Richard has the assistance of three other people with his investigation—his children. His 15-year-old twin sons, Reid and Eric, are geniuses with advanced degrees. Their passion is developing high-tech devices. These devices are much more sophisticated than what is available to law enforcement but are not always legal. Hilly is Richard’s 18-year-old daughter; although not as intelligent as the twins, she is still extremely smart, earning her Bachelor of Criminology Degree at 17 and currently working toward her master’s degree. They want to start their own private investigator business with their father once he has solved Cora’s case. Will they be capable of rescuing Michelle and Audrey before the kidnapper’s deadline?
Lightning Strikes Twice: From the Urbanax Files is an intriguing 275-page crime drama by Ric Frances. This is the first book in this series and showcases the author’s gift of a vivid imagination, which is shown by the sophisticated gadgets the twins invent. His creativity represented my favorite aspect of the book. His prose is descriptive and easy to understand.
I also appreciate it is a family-friendly novel. There are quite a few stories available about private investigators solving crimes, but it is unusual for a story to have no profanity or sex and have a father and his children as the protagonists. It was an interesting and unique spin on routine crime dramas.

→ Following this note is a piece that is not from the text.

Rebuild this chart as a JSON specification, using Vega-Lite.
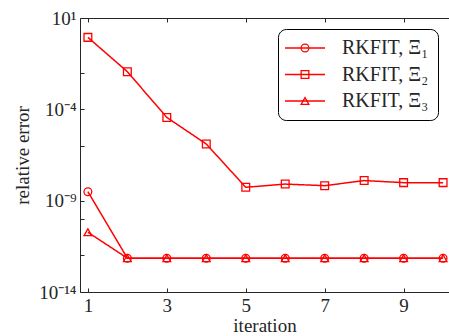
{
  "$schema": "https://vega.github.io/schema/vega-lite/v6.json",
  "autosize": "none",
  "padding": {"left": 80, "top": 18, "right": 0, "bottom": 44},
  "width": 369,
  "height": 274,
  "background": "white",
  "config": {
    "view": {"stroke": null},
    "font": "Liberation Serif",
    "axis": {
      "grid": false,
      "domainColor": "#262626",
      "tickColor": "#262626",
      "labelColor": "#262626",
      "titleColor": "#262626",
      "labelFont": "Liberation Serif",
      "titleFont": "Liberation Serif",
      "labelFontSize": 19,
      "titleFontSize": 19,
      "titleFontWeight": "normal",
      "tickSize": -4,
      "domainWidth": 1
    }
  },
  "data": {
    "values": [
      {"iteration": 1, "series": "Xi1", "label": "RKFIT, Ξ₁", "err": 3.1e-9},
      {"iteration": 2, "series": "Xi1", "label": "RKFIT, Ξ₁", "err": 7.1e-13},
      {"iteration": 3, "series": "Xi1", "label": "RKFIT, Ξ₁", "err": 7.1e-13},
      {"iteration": 4, "series": "Xi1", "label": "RKFIT, Ξ₁", "err": 7.1e-13},
      {"iteration": 5, "series": "Xi1", "label": "RKFIT, Ξ₁", "err": 7.1e-13},
      {"iteration": 6, "series": "Xi1", "label": "RKFIT, Ξ₁", "err": 7.1e-13},
      {"iteration": 7, "series": "Xi1", "label": "RKFIT, Ξ₁", "err": 7.1e-13},
      {"iteration": 8, "series": "Xi1", "label": "RKFIT, Ξ₁", "err": 7.1e-13},
      {"iteration": 9, "series": "Xi1", "label": "RKFIT, Ξ₁", "err": 7.1e-13},
      {"iteration": 10, "series": "Xi1", "label": "RKFIT, Ξ₁", "err": 7.1e-13},
      {"iteration": 1, "series": "Xi2", "label": "RKFIT, Ξ₂", "err": 0.87},
      {"iteration": 2, "series": "Xi2", "label": "RKFIT, Ξ₂", "err": 0.0115},
      {"iteration": 3, "series": "Xi2", "label": "RKFIT, Ξ₂", "err": 3.6e-5},
      {"iteration": 4, "series": "Xi2", "label": "RKFIT, Ξ₂", "err": 1.26e-6},
      {"iteration": 5, "series": "Xi2", "label": "RKFIT, Ξ₂", "err": 5.4e-9},
      {"iteration": 6, "series": "Xi2", "label": "RKFIT, Ξ₂", "err": 8.1e-9},
      {"iteration": 7, "series": "Xi2", "label": "RKFIT, Ξ₂", "err": 6.6e-9},
      {"iteration": 8, "series": "Xi2", "label": "RKFIT, Ξ₂", "err": 1.26e-8},
      {"iteration": 9, "series": "Xi2", "label": "RKFIT, Ξ₂", "err": 9.7e-9},
      {"iteration": 10, "series": "Xi2", "label": "RKFIT, Ξ₂", "err": 9.7e-9},
      {"iteration": 1, "series": "Xi3", "label": "RKFIT, Ξ₃", "err": 1.86e-11},
      {"iteration": 2, "series": "Xi3", "label": "RKFIT, Ξ₃", "err": 7.1e-13},
      {"iteration": 3, "series": "Xi3", "label": "RKFIT, Ξ₃", "err": 7.1e-13},
      {"iteration": 4, "series": "Xi3", "label": "RKFIT, Ξ₃", "err": 7.1e-13},
      {"iteration": 5, "series": "Xi3", "label": "RKFIT, Ξ₃", "err": 7.1e-13},
      {"iteration": 6, "series": "Xi3", "label": "RKFIT, Ξ₃", "err": 7.1e-13},
      {"iteration": 7, "series": "Xi3", "label": "RKFIT, Ξ₃", "err": 7.1e-13},
      {"iteration": 8, "series": "Xi3", "label": "RKFIT, Ξ₃", "err": 7.1e-13},
      {"iteration": 9, "series": "Xi3", "label": "RKFIT, Ξ₃", "err": 7.1e-13},
      {"iteration": 10, "series": "Xi3", "label": "RKFIT, Ξ₃", "err": 7.1e-13}
    ]
  },
  "encoding": {
    "x": {
      "field": "iteration",
      "type": "quantitative",
      "scale": {"domain": [0.8, 10.15], "nice": false, "zero": false}
    },
    "y": {
      "field": "err",
      "type": "quantitative",
      "scale": {"type": "log", "domain": [1e-14, 10], "nice": false},
      "axis": {
        "title": "relative error",
        "titlePadding": 6,
        "values": [10, 1e-2, 1e-4, 1e-6, 1e-9, 1e-10, 1e-12, 1e-14],
        "labelExpr": "round(log(datum.value)/LN10) == 1 ? '10¹' : round(log(datum.value)/LN10) == -4 ? '10⁻⁴' : round(log(datum.value)/LN10) == -9 ? '10⁻⁹' : round(log(datum.value)/LN10) == -14 ? '10⁻¹⁴' : ''",
        "labelPadding": 8,
        "labelOverlap": false
      }
    }
  },
  "layer": [
    {
      "mark": {"type": "line", "color": "#ff0000", "strokeWidth": 1.5},
      "encoding": {
        "x": {
          "field": "iteration",
          "type": "quantitative",
          "axis": {"values": [1, 3, 5, 7, 9], "title": "iteration", "titlePadding": 1, "labelPadding": 8}
        },
        "strokeDash": {
          "field": "label",
          "type": "nominal",
          "scale": {"range": [[1, 0], [1, 0], [1, 0]]},
          "legend": {
            "title": null,
            "orient": "none",
            "legendX": 198,
            "legendY": 11,
            "strokeColor": "#000000",
            "fillColor": "white",
            "cornerRadius": 8,
            "padding": 9,
            "symbolType": "M-2.5,0H2.5",
            "symbolSize": 256,
            "symbolOffset": 8,
            "symbolStrokeColor": "#ff0000",
            "symbolStrokeWidth": 1.5,
            "labelFont": "Liberation Serif",
            "labelFontSize": 20,
            "labelColor": "#262626",
            "labelOffset": 27,
            "rowPadding": 6.5,
            "zindex": 1
          }
        }
      }
    },
    {
      "mark": {"type": "point", "filled": false, "color": "#ff0000", "strokeWidth": 1.3, "size": 60, "opacity": 1},
      "encoding": {
        "x": {
          "field": "iteration",
          "type": "quantitative",
          "axis": {"orient": "top", "values": [1, 3, 5, 7, 9], "labels": false, "title": null}
        },
        "shape": {
          "field": "series",
          "type": "nominal",
          "scale": {"domain": ["Xi1", "Xi2", "Xi3"], "range": ["circle", "square", "triangle-up"]},
          "legend": {
            "title": null,
            "orient": "none",
            "legendX": 198,
            "legendY": 11,
            "padding": 9,
            "symbolSize": 60,
            "symbolOffset": 8,
            "symbolStrokeColor": "#ff0000",
            "symbolFillColor": "transparent",
            "symbolStrokeWidth": 1.3,
            "labelExpr": "''",
            "labelFontSize": 20,
            "labelOffset": 27,
            "rowPadding": 6.5,
            "zindex": 2
          }
        }
      }
    }
  ],
  "resolve": {"axis": {"x": "independent"}}
}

Richard had Hilly profile each of the suspects for practice for their private investigator business. Although this may cause mature readers to feel like it drags at times, it provides additional information and is especially useful for younger readers.
My least favorite part of the story is that not all the questions were answered by the end. Since this is the first in the series, at least one thread would likely be continued in the upcoming book. I don’t have a problem with that. However, when the crime was solved at the end of the novel, I went back and reread part of the book to make more sense out of it. If the actual kidnapping was described in more detail at the end of the story, it would clarify things. Plus, someone was drugged in the novel, and how that fits in was never explained. This surprised me as the author was excellent about explaining most of the book very carefully and, in fact, sometimes repeated information.
One other thing was confusing to me. The Urbanaxes lived in a huge three-story house; the basement was where the twins invented their expensive, high-tech gadgets. They even had an illegal private satellite. Richard worked as a detective, and that job wouldn’t make him rich. After leaving that job, he worked without pay to expose Cora’s kidnapper. Where was all the money coming from to pay for this house, fund these inventions, and raise three kids?
Because there were very few errors in the book, I feel it was professionally edited. Therefore, as this is an imaginative and intriguing crime drama, it achieves a rating of three out of four stars. One star is removed because of the unanswered questions. I believe readers in the YA age group, especially if they love high-tech gadgets, would appreciate this mystery the most; however, more mature adults may also enjoy it.